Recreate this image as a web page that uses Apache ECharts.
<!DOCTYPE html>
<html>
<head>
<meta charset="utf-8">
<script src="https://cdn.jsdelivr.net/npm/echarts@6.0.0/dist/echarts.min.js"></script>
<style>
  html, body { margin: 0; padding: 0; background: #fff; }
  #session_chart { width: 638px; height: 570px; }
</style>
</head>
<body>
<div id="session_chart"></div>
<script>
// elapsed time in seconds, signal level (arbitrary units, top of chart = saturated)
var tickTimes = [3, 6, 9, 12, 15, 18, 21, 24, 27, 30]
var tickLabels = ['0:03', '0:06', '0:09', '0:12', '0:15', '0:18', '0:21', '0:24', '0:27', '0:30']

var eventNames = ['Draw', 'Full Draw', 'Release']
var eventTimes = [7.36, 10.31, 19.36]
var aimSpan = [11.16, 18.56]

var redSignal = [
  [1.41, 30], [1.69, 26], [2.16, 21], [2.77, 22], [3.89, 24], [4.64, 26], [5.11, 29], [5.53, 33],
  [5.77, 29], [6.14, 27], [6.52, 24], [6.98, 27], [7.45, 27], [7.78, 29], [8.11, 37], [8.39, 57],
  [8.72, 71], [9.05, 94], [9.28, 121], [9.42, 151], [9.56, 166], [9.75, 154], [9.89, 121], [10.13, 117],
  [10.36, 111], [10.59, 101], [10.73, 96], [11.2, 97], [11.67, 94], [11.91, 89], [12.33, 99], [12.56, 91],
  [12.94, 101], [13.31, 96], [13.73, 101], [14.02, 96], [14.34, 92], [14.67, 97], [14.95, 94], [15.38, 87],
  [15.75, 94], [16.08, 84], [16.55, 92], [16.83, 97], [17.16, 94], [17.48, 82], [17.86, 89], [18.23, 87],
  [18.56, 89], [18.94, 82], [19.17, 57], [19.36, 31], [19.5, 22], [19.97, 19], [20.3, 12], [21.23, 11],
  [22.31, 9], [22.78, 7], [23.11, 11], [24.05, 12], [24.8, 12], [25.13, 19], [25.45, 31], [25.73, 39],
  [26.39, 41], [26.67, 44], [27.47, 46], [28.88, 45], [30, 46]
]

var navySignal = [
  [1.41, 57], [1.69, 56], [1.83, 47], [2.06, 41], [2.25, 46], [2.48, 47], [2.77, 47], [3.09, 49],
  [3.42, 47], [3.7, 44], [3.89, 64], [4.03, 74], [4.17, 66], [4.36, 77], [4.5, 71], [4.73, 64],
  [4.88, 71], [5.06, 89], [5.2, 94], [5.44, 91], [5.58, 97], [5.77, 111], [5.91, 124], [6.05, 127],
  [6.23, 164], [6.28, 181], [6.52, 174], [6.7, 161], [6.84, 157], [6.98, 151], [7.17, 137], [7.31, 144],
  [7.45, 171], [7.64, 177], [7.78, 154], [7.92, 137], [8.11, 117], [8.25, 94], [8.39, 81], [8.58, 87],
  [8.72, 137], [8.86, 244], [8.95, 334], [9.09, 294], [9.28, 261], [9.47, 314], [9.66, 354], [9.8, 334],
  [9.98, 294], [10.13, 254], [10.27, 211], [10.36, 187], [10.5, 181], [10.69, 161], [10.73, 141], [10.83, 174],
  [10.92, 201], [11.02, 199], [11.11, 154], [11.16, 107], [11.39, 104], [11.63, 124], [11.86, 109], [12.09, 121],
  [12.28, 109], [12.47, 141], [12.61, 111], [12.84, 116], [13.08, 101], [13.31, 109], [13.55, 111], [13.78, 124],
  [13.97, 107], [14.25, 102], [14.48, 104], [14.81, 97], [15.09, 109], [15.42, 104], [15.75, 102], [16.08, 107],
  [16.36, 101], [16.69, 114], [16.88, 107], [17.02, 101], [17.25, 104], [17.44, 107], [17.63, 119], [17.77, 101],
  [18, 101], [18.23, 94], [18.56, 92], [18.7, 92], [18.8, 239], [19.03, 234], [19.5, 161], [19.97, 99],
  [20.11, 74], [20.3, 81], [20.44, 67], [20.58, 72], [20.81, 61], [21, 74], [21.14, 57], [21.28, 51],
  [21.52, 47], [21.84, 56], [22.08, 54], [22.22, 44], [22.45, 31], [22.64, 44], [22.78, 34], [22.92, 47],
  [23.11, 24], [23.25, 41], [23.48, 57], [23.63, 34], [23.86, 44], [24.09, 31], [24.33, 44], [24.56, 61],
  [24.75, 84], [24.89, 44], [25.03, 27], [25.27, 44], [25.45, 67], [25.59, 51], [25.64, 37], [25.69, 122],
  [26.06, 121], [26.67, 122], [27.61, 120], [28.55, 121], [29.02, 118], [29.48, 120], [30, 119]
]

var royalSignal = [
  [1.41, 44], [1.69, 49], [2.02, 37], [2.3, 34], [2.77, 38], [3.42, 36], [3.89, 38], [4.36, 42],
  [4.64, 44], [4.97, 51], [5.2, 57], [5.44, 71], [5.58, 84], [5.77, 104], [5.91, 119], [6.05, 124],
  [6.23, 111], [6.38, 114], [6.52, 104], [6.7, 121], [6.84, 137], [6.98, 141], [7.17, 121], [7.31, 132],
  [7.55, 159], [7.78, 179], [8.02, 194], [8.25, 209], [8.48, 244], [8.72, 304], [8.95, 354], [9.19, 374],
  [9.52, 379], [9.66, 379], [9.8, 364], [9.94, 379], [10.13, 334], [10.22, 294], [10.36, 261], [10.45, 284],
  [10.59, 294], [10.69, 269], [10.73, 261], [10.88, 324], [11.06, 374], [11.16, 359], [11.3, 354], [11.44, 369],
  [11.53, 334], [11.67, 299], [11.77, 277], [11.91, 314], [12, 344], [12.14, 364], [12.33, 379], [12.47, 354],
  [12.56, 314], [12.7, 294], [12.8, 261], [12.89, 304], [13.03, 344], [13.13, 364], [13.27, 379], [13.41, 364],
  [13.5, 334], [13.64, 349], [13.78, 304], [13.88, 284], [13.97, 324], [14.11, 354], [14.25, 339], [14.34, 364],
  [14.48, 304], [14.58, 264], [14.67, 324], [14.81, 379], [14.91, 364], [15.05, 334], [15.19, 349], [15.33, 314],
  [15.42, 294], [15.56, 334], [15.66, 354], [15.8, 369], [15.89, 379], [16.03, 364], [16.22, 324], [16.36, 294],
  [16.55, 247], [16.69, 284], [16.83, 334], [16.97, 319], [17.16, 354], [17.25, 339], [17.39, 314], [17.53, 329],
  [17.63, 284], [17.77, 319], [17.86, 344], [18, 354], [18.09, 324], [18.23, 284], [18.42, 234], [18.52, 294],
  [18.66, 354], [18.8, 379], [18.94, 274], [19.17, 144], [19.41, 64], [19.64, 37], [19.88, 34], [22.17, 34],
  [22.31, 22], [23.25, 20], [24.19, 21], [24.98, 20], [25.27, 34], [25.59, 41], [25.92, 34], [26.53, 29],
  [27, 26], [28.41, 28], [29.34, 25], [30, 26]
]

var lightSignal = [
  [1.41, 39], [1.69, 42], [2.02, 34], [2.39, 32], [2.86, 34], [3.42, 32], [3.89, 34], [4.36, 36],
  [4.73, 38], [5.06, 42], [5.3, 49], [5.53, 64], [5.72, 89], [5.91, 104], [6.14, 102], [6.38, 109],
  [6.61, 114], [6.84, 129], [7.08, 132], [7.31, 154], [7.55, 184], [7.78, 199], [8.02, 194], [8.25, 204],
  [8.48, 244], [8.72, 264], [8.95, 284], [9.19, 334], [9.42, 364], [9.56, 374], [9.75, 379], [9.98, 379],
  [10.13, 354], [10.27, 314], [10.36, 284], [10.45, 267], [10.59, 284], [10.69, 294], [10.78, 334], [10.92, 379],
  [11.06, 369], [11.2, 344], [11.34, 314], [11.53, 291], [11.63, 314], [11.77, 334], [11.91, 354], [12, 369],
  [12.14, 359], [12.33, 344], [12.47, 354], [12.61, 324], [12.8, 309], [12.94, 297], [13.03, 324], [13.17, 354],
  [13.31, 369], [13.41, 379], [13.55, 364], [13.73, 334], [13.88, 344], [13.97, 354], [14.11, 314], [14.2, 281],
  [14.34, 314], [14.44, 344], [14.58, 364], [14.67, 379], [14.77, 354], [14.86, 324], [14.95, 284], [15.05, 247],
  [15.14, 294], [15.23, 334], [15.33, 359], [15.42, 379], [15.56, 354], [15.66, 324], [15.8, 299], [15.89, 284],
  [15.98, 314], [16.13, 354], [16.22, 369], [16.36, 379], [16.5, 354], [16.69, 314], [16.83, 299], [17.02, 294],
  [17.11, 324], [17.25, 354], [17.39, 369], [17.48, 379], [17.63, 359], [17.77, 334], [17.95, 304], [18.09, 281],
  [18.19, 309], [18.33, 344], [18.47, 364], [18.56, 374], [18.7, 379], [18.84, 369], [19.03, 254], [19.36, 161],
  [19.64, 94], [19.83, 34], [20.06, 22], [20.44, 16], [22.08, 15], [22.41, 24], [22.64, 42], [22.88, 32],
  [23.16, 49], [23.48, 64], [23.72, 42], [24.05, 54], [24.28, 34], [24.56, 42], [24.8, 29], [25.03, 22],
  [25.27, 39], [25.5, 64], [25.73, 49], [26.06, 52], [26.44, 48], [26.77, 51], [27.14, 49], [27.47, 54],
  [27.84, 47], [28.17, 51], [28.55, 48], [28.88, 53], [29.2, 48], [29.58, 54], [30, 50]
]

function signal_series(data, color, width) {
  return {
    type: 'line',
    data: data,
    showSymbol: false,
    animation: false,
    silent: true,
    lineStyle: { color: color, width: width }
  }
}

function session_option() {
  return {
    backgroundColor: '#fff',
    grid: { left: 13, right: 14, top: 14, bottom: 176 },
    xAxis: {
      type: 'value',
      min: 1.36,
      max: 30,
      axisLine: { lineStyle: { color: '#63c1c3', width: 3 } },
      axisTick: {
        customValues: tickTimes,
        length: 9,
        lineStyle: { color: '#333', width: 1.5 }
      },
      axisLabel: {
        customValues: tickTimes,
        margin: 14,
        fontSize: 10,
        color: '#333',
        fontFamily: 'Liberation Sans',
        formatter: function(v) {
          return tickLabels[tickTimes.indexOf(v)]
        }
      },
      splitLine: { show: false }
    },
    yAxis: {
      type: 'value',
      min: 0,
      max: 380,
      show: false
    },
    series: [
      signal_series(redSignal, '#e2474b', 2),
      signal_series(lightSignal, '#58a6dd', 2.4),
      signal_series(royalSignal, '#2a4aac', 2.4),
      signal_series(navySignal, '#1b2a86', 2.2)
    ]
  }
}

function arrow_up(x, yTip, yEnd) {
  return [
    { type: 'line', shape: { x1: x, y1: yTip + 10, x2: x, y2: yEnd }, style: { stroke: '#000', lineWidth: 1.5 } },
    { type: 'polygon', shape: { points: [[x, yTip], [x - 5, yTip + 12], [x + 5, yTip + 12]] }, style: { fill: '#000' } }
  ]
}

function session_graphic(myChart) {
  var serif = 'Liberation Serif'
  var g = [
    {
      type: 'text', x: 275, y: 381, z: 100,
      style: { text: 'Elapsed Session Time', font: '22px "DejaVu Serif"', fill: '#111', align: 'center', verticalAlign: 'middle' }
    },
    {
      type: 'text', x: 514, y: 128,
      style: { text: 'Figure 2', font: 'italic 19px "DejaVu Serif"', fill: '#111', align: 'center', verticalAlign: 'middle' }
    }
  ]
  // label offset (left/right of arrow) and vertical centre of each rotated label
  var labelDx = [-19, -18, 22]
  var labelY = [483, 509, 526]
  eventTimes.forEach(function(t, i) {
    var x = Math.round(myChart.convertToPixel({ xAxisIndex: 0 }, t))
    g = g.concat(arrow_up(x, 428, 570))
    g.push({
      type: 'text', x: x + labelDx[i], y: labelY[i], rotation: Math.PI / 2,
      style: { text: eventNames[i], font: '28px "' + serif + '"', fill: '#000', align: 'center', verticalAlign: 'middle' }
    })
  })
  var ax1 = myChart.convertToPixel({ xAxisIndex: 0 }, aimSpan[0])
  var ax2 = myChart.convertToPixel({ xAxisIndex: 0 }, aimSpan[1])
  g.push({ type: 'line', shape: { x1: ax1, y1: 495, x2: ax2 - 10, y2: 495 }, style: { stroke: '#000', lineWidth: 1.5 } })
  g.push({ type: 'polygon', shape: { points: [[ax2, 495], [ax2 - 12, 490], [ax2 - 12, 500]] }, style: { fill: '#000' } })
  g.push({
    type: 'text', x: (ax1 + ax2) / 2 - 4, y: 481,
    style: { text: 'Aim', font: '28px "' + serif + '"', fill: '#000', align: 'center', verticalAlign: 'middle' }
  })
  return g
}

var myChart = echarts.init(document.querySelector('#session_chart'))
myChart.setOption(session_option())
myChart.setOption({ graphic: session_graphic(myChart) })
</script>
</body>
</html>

= = =

▶ What you should do
Can you write out the lines above, from the first one through the one containing "var aimSpan = [11.16, 18.56]", exactly as they appear and nothing more?

▶ Expected answer
Recreate this image as a web page that uses Apache ECharts.
<!DOCTYPE html>
<html>
<head>
<meta charset="utf-8">
<script src="https://cdn.jsdelivr.net/npm/echarts@6.0.0/dist/echarts.min.js"></script>
<style>
  html, body { margin: 0; padding: 0; background: #fff; }
  #session_chart { width: 638px; height: 570px; }
</style>
</head>
<body>
<div id="session_chart"></div>
<script>
// elapsed time in seconds, signal level (arbitrary units, top of chart = saturated)
var tickTimes = [3, 6, 9, 12, 15, 18, 21, 24, 27, 30]
var tickLabels = ['0:03', '0:06', '0:09', '0:12', '0:15', '0:18', '0:21', '0:24', '0:27', '0:30']

var eventNames = ['Draw', 'Full Draw', 'Release']
var eventTimes = [7.36, 10.31, 19.36]
var aimSpan = [11.16, 18.56]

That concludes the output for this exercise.